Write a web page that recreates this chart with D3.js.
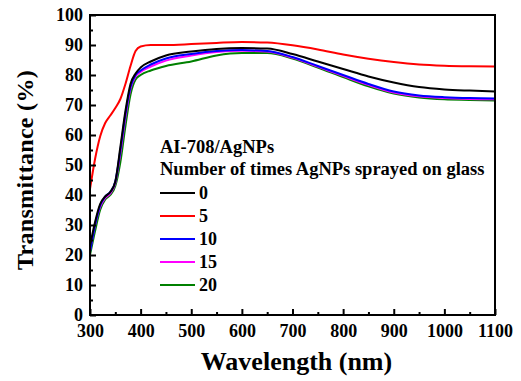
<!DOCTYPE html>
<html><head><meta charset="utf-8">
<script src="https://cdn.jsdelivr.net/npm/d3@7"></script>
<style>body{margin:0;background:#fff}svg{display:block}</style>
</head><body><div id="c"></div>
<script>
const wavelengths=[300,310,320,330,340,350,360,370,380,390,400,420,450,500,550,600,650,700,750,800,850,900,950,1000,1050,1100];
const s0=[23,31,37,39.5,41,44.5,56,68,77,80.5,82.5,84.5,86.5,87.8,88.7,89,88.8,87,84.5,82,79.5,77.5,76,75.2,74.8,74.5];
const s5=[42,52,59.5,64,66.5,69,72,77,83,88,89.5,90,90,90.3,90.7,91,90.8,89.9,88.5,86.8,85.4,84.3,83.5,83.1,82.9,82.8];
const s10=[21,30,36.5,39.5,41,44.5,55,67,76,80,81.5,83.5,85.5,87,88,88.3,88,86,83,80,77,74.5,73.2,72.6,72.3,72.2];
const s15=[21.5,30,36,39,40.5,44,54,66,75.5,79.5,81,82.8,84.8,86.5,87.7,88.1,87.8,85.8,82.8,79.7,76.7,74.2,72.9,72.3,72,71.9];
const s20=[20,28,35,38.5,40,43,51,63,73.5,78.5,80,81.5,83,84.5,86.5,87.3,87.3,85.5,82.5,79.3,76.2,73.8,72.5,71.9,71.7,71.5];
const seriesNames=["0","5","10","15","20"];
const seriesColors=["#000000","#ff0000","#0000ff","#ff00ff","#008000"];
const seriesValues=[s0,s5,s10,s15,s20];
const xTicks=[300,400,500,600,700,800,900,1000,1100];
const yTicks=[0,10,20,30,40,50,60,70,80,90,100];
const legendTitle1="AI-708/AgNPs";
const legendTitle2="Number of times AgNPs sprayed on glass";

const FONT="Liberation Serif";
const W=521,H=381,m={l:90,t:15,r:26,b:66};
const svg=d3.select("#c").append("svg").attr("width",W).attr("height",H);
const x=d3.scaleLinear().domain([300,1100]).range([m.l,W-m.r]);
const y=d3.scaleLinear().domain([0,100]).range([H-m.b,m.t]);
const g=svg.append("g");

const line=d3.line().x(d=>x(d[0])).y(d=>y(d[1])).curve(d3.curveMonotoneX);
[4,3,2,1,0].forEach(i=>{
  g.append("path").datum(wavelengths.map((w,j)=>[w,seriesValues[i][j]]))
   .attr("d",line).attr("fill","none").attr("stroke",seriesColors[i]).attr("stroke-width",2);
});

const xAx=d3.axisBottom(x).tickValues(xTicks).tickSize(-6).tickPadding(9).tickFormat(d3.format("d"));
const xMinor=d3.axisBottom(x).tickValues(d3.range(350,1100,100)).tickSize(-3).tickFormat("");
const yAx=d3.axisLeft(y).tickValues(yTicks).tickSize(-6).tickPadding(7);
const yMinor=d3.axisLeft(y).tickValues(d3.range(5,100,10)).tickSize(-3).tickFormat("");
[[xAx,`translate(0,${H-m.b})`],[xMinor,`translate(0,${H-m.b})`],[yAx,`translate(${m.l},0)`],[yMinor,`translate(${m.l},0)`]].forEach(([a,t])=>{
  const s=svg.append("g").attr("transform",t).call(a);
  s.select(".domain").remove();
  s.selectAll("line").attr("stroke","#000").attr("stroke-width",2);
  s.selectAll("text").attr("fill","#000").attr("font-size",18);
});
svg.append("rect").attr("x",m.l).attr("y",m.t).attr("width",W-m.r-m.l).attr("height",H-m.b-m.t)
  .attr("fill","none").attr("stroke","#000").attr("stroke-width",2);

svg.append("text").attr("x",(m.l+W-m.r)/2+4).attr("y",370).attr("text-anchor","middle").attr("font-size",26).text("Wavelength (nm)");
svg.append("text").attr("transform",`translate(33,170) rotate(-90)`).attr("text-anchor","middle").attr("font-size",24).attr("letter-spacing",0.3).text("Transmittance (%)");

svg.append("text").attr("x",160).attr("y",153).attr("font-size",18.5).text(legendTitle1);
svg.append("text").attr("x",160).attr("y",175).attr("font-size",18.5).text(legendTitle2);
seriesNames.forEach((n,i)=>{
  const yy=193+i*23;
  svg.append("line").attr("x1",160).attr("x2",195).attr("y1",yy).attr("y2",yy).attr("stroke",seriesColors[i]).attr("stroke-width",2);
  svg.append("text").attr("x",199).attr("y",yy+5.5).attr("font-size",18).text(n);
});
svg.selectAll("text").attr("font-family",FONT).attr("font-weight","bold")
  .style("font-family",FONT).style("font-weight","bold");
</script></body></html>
********************
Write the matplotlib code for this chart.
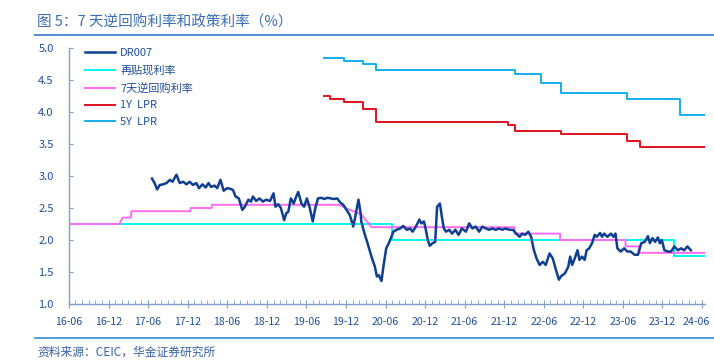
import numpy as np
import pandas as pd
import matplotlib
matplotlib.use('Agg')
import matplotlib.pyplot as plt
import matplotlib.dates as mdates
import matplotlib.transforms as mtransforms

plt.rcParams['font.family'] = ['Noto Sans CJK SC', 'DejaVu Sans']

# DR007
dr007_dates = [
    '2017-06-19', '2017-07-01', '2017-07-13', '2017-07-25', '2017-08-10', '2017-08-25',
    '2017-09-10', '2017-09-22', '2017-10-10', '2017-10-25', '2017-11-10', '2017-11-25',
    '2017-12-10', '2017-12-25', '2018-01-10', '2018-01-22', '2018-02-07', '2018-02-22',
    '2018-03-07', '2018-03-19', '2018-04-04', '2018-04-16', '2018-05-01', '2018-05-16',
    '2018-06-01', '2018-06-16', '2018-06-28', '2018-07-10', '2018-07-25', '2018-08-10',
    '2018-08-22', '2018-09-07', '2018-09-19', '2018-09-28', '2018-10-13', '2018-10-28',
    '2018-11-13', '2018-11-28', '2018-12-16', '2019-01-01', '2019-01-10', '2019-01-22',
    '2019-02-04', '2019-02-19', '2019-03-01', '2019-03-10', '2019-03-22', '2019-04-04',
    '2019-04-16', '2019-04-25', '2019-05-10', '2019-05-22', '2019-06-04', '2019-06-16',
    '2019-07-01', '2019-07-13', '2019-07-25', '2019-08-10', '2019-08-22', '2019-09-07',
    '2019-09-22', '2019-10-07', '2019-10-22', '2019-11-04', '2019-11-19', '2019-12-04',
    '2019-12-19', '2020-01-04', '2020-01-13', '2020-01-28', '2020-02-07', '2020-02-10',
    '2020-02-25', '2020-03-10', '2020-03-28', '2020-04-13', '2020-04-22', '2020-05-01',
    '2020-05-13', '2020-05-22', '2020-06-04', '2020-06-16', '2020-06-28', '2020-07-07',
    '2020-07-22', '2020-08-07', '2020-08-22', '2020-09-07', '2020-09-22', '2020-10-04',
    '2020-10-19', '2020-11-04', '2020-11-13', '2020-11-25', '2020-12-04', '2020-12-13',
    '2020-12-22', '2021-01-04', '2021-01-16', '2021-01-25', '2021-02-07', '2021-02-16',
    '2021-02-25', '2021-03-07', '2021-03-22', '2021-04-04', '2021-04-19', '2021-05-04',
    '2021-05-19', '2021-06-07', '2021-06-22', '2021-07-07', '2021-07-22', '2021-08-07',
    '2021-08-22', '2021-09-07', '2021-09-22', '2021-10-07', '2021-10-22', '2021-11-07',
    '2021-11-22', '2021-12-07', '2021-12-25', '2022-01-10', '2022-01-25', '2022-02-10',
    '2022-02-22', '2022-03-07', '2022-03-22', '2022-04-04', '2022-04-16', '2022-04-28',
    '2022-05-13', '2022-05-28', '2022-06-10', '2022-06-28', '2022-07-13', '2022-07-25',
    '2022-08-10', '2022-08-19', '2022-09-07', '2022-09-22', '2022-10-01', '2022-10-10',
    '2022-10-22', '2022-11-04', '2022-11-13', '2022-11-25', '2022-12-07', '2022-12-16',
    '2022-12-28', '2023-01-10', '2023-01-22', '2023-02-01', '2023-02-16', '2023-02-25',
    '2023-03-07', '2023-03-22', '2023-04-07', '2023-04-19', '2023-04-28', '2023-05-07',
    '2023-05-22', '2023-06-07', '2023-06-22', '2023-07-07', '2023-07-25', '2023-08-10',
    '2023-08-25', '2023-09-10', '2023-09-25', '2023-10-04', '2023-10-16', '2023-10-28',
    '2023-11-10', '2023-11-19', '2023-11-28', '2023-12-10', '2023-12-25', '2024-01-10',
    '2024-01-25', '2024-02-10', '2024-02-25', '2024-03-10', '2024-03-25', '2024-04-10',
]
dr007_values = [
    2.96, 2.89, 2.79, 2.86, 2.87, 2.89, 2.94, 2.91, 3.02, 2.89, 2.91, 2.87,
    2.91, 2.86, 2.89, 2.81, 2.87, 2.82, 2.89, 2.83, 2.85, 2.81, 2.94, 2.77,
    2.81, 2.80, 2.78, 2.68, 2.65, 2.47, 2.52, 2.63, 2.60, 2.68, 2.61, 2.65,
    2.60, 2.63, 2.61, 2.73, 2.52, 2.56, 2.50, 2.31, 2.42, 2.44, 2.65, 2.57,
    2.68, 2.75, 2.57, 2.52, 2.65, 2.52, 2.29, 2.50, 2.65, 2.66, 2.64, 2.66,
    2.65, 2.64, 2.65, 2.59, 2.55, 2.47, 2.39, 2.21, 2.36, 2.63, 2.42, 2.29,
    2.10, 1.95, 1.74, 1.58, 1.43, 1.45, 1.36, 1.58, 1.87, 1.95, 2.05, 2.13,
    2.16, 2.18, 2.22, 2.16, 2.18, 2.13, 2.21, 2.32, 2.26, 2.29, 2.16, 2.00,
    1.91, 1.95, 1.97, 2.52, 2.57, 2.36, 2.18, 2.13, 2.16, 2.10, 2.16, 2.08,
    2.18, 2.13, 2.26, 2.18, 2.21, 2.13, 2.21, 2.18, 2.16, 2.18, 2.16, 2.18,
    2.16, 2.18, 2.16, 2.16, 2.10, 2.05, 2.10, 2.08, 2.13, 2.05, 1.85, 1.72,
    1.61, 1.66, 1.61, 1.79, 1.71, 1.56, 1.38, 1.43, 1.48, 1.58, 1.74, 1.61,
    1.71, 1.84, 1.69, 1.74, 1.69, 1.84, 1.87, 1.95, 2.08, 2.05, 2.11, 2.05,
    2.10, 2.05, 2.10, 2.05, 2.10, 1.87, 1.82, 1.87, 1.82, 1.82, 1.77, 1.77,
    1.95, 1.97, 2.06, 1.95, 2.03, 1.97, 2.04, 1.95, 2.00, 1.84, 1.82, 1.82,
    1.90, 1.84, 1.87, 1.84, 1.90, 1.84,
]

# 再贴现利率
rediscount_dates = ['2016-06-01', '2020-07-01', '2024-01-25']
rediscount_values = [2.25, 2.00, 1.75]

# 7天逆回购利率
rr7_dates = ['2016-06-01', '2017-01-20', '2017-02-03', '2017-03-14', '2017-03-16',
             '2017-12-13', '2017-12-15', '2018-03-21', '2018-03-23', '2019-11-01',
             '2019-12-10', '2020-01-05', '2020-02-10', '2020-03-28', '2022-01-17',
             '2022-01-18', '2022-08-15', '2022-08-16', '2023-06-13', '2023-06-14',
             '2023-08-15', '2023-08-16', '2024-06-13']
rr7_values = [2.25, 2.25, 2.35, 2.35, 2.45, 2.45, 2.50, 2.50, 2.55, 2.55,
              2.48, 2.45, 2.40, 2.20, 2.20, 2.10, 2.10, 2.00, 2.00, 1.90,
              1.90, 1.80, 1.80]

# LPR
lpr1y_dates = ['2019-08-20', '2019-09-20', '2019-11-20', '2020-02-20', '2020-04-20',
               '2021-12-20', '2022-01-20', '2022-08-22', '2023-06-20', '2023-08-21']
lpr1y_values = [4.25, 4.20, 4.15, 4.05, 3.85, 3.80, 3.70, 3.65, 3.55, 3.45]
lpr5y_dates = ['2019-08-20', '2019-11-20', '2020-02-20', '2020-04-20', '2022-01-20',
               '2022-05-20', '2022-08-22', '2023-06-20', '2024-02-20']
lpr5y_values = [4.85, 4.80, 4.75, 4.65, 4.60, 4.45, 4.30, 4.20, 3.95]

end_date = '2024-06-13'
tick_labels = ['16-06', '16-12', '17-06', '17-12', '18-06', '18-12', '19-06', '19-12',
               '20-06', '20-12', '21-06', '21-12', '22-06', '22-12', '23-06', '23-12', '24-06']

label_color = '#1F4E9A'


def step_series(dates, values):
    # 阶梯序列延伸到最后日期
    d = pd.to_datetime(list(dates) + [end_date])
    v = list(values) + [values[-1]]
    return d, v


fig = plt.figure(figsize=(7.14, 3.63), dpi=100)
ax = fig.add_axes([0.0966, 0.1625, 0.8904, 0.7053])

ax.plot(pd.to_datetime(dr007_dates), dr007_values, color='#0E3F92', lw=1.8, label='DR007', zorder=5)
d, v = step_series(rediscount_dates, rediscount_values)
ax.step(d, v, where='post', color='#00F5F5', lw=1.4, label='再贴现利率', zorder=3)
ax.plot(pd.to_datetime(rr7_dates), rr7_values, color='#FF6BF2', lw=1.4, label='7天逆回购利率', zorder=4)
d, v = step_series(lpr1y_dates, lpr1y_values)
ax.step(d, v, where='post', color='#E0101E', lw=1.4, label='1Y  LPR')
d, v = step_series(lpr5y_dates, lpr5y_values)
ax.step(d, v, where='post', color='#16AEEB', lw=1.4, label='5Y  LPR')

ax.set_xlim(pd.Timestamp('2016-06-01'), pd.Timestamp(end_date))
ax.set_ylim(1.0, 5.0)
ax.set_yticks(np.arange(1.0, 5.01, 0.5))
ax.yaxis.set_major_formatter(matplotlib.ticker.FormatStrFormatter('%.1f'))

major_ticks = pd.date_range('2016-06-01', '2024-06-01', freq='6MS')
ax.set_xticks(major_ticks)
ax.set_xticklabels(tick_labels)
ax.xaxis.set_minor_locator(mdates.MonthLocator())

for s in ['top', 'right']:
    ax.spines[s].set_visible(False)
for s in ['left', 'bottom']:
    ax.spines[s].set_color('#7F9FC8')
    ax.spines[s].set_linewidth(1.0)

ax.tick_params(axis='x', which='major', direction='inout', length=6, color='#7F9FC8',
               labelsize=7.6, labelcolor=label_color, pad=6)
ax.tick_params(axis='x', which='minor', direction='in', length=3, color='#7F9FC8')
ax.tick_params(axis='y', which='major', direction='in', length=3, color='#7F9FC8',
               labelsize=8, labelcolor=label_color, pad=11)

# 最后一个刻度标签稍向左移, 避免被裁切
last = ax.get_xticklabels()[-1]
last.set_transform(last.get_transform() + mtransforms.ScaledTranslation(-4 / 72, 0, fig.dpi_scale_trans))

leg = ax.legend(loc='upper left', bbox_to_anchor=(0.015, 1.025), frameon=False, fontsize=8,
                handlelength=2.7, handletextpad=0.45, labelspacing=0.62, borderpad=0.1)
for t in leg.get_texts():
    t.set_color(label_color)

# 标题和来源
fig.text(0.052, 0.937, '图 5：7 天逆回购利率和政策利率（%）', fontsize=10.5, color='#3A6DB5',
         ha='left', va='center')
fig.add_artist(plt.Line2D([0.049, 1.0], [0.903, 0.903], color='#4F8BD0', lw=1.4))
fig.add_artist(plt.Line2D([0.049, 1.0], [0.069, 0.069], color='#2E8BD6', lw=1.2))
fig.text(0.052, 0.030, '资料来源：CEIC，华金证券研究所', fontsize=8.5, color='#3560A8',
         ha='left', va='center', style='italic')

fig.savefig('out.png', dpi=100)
********************
■ **EXERCISE DETAILS**
Only the lines from the one holding "Write the matplotlib code for this chart." to the one holding "plt.rcParams['font.family'] = ['Noto" should be returned, both included and exactly as written, with no pictures.

■ **RESULT OF THE EXERCISE**
Write the matplotlib code for this chart.
import numpy as np
import pandas as pd
import matplotlib
matplotlib.use('Agg')
import matplotlib.pyplot as plt
import matplotlib.dates as mdates
import matplotlib.transforms as mtransforms

plt.rcParams['font.family'] = ['Noto Sans CJK SC', 'DejaVu Sans']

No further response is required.